Construction accounting software varies greatly, just as your construction firm varies from others. But, what do you absolutely need and what can you add that would help you run your business? As an accountant with over 15 years of experience, I can help you answer this question.

Whether your firm is one person or has hundreds of employees, your firm absolutely needs these things:

  • Financial software where revenue and expenses can be entered and reported.
  • A method to track revenue and costs directly related to a job.
  • A method to allocate business expenses to a job that is not directly related to an individual job.
The financial software you use should depend on your needs:
  • How large is my firm
  • Who will enter the information in the system? Does this person know double entry accounting?
  • How much am I willing to spend on software?
Financial software is available as double entry accounting type or a type that is similar to entry into a checkbook. The double entry, accrual type of accounting is far better, but the checkbook type works for a very small firm. You need this software to round up all your receipts and payments and make sense of all this stuff. It also will show you how profitable you are and help with your taxes when April comes around.

Construction accounting software should grow as your firm grows. When you are first starting out you may use something like "Quick Books", then move up to something like "Peachtree Accounting", and then maybe to more expensive software that is specific to construction that will include specific add on modules to help you improve your business.

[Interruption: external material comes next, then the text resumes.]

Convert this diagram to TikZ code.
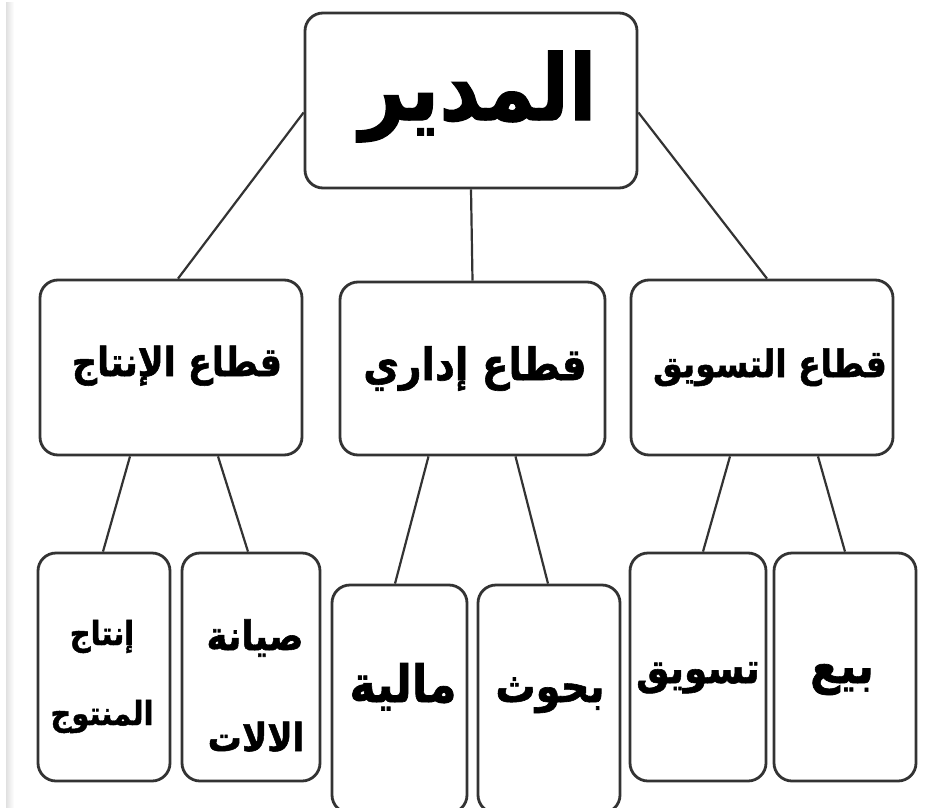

If your accounting software does not include a job cost module, then this can be done in a spreadsheet program like Excel. Construction accounting is usually "job cost accounting". This type of accounting is ideal for construction and works like this.
  1. A job cost sheet is used to track all costs for a job.
  2. A materials requisition form is used for all direct materials used on the job. The material from this sheet is then recorded on the job cost sheet.
  3. All direct labor to the job is recorded on the job cost sheet.
  4. All indirect labor and indirect costs are allocated to each job based on an allocation method. For example: office costs, insurance costs, equipment costs, etc are estimated to be $50,000 for the year. I estimate that my firm will use 5000 direct labor hours this year. Therefore, for every direct labor hour used on a job, I will charge $10 to the job in non-direct costs (5000 labor hours times $10 equals $50,000).
  5. After the job is complete, you can then determine how profitable this job was by comparing the revenue to the costs on the job cost sheet.
Job cost accounting can be the difference between making money and losing money. When you quote your work you need to figure your direct costs and your indirect costs. Job cost accounting can be done in Excel or in a construction accounting software package.